Being born black in Australia is as much of a health risk as being a regular smoker or drastically overweight.

Many of us start planning a Friday night pub session, with alcohol, cigarettes and junk food… your lifestyle choices take years off your own life. And here is a sobering thought – Indigenous Australians face a similarly shortened life span even from birth.

What nonsense. Being aboriginal does not automatically make you unhealthy or shorten your lifespan.

The news.com story has an interactive thingy (which I couldn’t get to work) which purports to show how much fatty food and alcohol you would need to consume, and how many cigarettes you would need to smoke, to reduce your lifespan to that of the ‘average’ indigenous person.

They have unwittingly hit the nail on the head. It is not being born black, white or purple that makes you unhealthy. It is your lifestyle choices.

Incidentally, this is another argument against socialised medicine (in addition to inefficiency of service provision and the massive additional cost of the bureaucracy required to administer it).
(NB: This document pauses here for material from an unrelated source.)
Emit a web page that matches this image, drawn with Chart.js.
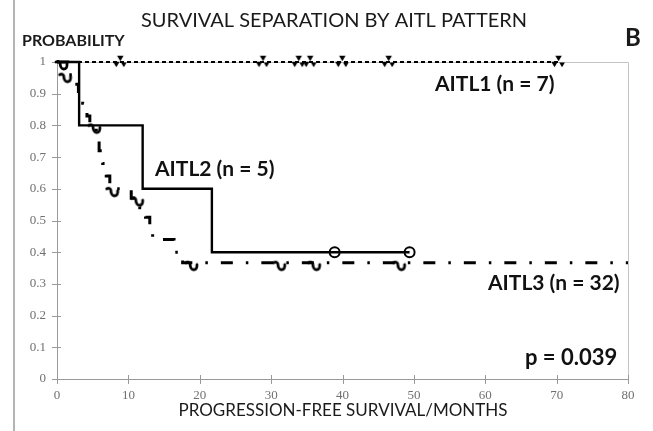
<!DOCTYPE html>
<html>
<head>
<meta charset="utf-8">
<script src="https://cdn.jsdelivr.net/npm/chart.js@4.4.1/dist/chart.umd.min.js"></script>
<style>
  html, body { margin: 0; padding: 0; background: #ffffff; }
  canvas { display: block; }
</style>
</head>
<body>
<canvas id="km" width="653" height="431"></canvas>
<script>
// Kaplan-Meier progression-free survival by AITL pattern
const monthTicks = [0, 10, 20, 30, 40, 50, 60, 70, 80];
const probabilityTicks = [0, 0.1, 0.2, 0.3, 0.4, 0.5, 0.6, 0.7, 0.8, 0.9, 1];
const probabilityLabels = ['0', '0.1', '0.2', '0.3', '0.4', '0.5', '0.6', '0.7', '0.8', '0.9', '1'];

// AITL1: no events, 7 censored patients
const aitl1Months = [0, 70.2];
const aitl1Survival = [1, 1];
const aitl1CensorMonths = [8.8, 28.8, 33.8, 35.4, 39.9, 46.4, 70.2];
const aitl1CensorSurvival = [1, 1, 1, 1, 1, 1, 1];

// AITL2: 3 events, 2 censored
const aitl2Months = [0, 3.1, 12.0, 21.7, 49.4];
const aitl2Survival = [1, 0.8, 0.6, 0.4, 0.4];
const aitl2CensorMonths = [38.9, 49.4];
const aitl2CensorSurvival = [0.4, 0.4];

// AITL3: 32 patients
const aitl3Months = [0, 1.5, 2.5, 3.0, 3.6, 4.2, 4.6, 5.5, 5.9, 6.4, 6.9, 7.4, 10.4, 11.6, 12.4, 13.0, 13.4, 16.4, 17.6, 80];
const aitl3Survival = [1, 0.96, 0.93, 0.90, 0.87, 0.83, 0.80, 0.76, 0.72, 0.68, 0.64, 0.60, 0.57, 0.54, 0.51, 0.48, 0.44, 0.40, 0.367, 0.367];
const aitl3CensorMonths = [0.7, 1.2, 5.3, 7.8, 11.3, 18.9, 31.2, 36.1, 48.0];
const aitl3CensorSurvival = [1.0, 0.96, 0.80, 0.60, 0.57, 0.367, 0.367, 0.367, 0.367];

const pairs = (xs, ys) => xs.map((x, i) => ({ x: x, y: ys[i] }));

// small curled tick used as the AITL3 censor glyph
function hookGlyph() {
  const c = document.createElement('canvas');
  c.width = 16; c.height = 20;
  const g = c.getContext('2d');
  g.strokeStyle = '#000';
  g.lineWidth = 2.8;
  g.lineCap = 'round';
  g.beginPath();
  g.moveTo(2, 10);
  g.quadraticCurveTo(5, 8.5, 6, 11);
  g.quadraticCurveTo(6.5, 17, 9.5, 17);
  g.quadraticCurveTo(13.5, 17, 13, 12);
  g.stroke();
  return c;
}

// cluster of small down-pointing triangles used as the AITL1 censor glyph
function triGlyph() {
  const c = document.createElement('canvas');
  c.width = 16; c.height = 16;
  const g = c.getContext('2d');
  g.fillStyle = '#000';
  const tri = (cx, cy, s) => {
    g.beginPath();
    g.moveTo(cx - s, cy - s * 0.7);
    g.lineTo(cx + s, cy - s * 0.7);
    g.lineTo(cx, cy + s);
    g.closePath();
    g.fill();
  };
  tri(8.5, 4, 3.2);
  tri(4.5, 10, 3.2);
  tri(12, 10.5, 2.8);
  return c;
}

const hook = hookGlyph();
const tris = triGlyph();

const framePlugin = {
  id: 'frame',
  beforeDatasetsDraw(chart) {
    const { ctx, chartArea: a, scales } = chart;
    ctx.save();
    // page rule on the left
    ctx.strokeStyle = '#b4b4b4';
    ctx.lineWidth = 2;
    ctx.beginPath();
    ctx.moveTo(14, 0);
    ctx.lineTo(14, 431);
    ctx.stroke();
    // plot box top and right edges
    ctx.strokeStyle = '#c4c4c4';
    ctx.lineWidth = 1;
    ctx.beginPath();
    ctx.moveTo(a.left, a.top + 0.5);
    ctx.lineTo(a.right + 0.5, a.top + 0.5);
    ctx.lineTo(a.right + 0.5, a.bottom);
    ctx.stroke();
    // cross tick marks on both axes
    ctx.strokeStyle = '#9a9a9a';
    ctx.beginPath();
    scales.x.ticks.forEach(t => {
      const px = Math.round(scales.x.getPixelForValue(t.value)) + 0.5;
      ctx.moveTo(px, a.bottom - 4);
      ctx.lineTo(px, a.bottom + 5);
    });
    scales.y.ticks.forEach(t => {
      const py = Math.round(scales.y.getPixelForValue(t.value)) + 0.5;
      ctx.moveTo(a.left - 5, py);
      ctx.lineTo(a.left + 4, py);
    });
    ctx.stroke();
    ctx.restore();
  },
  afterDraw(chart) {
    const ctx = chart.ctx;
    ctx.save();
    ctx.textBaseline = 'middle';
    ctx.fillStyle = '#1a1a1a';
    ctx.textAlign = 'center';
    ctx.font = '400 20px Lato, "Open Sans", sans-serif';
    ctx.fillText('SURVIVAL SEPARATION BY AITL PATTERN', 334, 21);
    ctx.font = '400 17px Lato, "Open Sans", sans-serif';
    ctx.fillText('PROGRESSION-FREE SURVIVAL/MONTHS', 343, 411);
    ctx.textAlign = 'left';
    ctx.font = '700 16px Lato, "Open Sans", sans-serif';
    ctx.fillText('PROBABILITY', 22, 41);
    ctx.font = '700 24px Lato, "Open Sans", sans-serif';
    ctx.fillText('B', 625, 38);
    ctx.fillStyle = '#111';
    ctx.font = '700 21px Lato, "Open Sans", sans-serif';
    ctx.fillText('AITL1 (n = 7)', 435, 84);
    ctx.fillText('AITL2 (n = 5)', 155, 169);
    ctx.fillText('AITL3 (n = 32)', 488, 283);
    ctx.font = '700 22px Lato, "Open Sans", sans-serif';
    ctx.fillText('p = 0.039', 525, 358);
    ctx.restore();
  }
};

new Chart(document.getElementById('km'), {
  type: 'line',
  data: {
    datasets: [
      {
        label: 'AITL3 censored',
        data: pairs(aitl3CensorMonths, aitl3CensorSurvival),
        showLine: false,
        pointStyle: hook,
        pointRadius: 6,
        clip: false
      },
      {
        label: 'AITL3',
        data: pairs(aitl3Months, aitl3Survival),
        stepped: true,
        borderColor: '#000',
        borderWidth: 3,
        borderDash: [12, 13, 2.5, 13],
        pointRadius: 0,
        clip: false
      },
      {
        label: 'AITL1',
        data: pairs(aitl1Months, aitl1Survival),
        borderColor: '#000',
        borderWidth: 2,
        borderDash: [4, 3],
        pointRadius: 0,
        clip: false
      },
      {
        label: 'AITL1 censored',
        data: pairs(aitl1CensorMonths, aitl1CensorSurvival),
        showLine: false,
        pointStyle: tris,
        pointRadius: 6,
        clip: false
      },
      {
        label: 'AITL2',
        data: pairs(aitl2Months, aitl2Survival),
        stepped: true,
        borderColor: '#000',
        borderWidth: 2.4,
        pointRadius: 0,
        clip: false
      },
      {
        label: 'AITL2 censored',
        data: pairs(aitl2CensorMonths, aitl2CensorSurvival),
        showLine: false,
        pointStyle: 'circle',
        pointRadius: 5,
        pointBackgroundColor: '#fff',
        pointBorderColor: '#000',
        pointBorderWidth: 2,
        clip: false
      }
    ]
  },
  options: {
    responsive: false,
    animation: false,
    events: [],
    layout: { padding: { left: 0, right: 25, top: 62, bottom: 0 } },
    plugins: { legend: { display: false }, tooltip: { enabled: false }, title: { display: false } },
    scales: {
      x: {
        type: 'linear',
        min: 0,
        max: 80,
        afterBuildTicks: s => { s.ticks = monthTicks.map(v => ({ value: v })); },
        afterFit: s => { s.height = 52; },
        grid: { display: false, drawTicks: false },
        border: { display: true, color: '#9a9a9a', width: 1 },
        ticks: {
          padding: 9,
          color: '#707070',
          font: { family: '"Liberation Serif", serif', size: 13 },
          maxRotation: 0,
          callback: v => String(v)
        }
      },
      y: {
        type: 'linear',
        min: 0,
        max: 1,
        afterBuildTicks: s => { s.ticks = probabilityTicks.map(v => ({ value: v })); },
        afterFit: s => { s.width = 57; },
        grid: { display: false, drawTicks: false },
        border: { display: true, color: '#9a9a9a', width: 1 },
        ticks: {
          padding: 11,
          color: '#707070',
          font: { family: '"Liberation Serif", serif', size: 13 },
          callback: (v, i) => probabilityLabels[i]
        }
      }
    }
  },
  plugins: [framePlugin]
});
</script>
</body>
</html>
That is, as long as people know that someone else will pay if they get sick, there is less incentive to make positive choices about food, alcohol, smoking, exercise, etc.

Indigenous Australians are not less healthy because of the colour of their skin. Like everyone else, their health depends largely on the choices they make.

To suggest that this must be somone else’s fault, and therefore someone else’s responsibilty to fix, is effectively to claim that indigenous people are not able to make responsible choices about their own lives. That is racism.

It is also to condemn them to continuing, paralysing, victimhood.

At the moment, of course, many do not make responsible choices.

But the answer is not to pat them on the head and say ‘Oh dear, it’s all our fault, let us fix it for you.’

Nor is it to continue to spend vast amounts of money trying to repair damage already caused by those lifestyle choices:

COAG calculates $40,228 is spent on indigenous people per head of population compared with $18,351 for non-indigenous Australians.

That cost is for total services provided, not just health services. No one would mind this expenditure if it was making a difference. But it is not.

Nor is clear what can be done.

The welfare management system that applies to vulnerable people in the Northern Territory ensures that up to 50% of welfare payments is quarantined – set aside for use on essentials like food and clothing.

It is possible to get off the scheme by demonstrating you can manage your own affairs responsibly. More than 75% of the people who have been able to do this are white.

Social Justice Commissioner Mick Gooda says this shows the scheme is racist. Withdrawing or managing people’s benefits is ‘punishment’. What he says is needed is rewards, incentives, for people to send their children to school, to behave in ways that will help them stay healthy.

But for heaven’s sake. If people need to be promised rewards before they will send their children to school or stop using the grocery money on alcohol and gambling, then no government programme, and no amount of government spending, is going to affect health or educational outcomes.

Indigenous Australians taking responsibilty for their own choices will make a difference. Until that happens, nothing else will.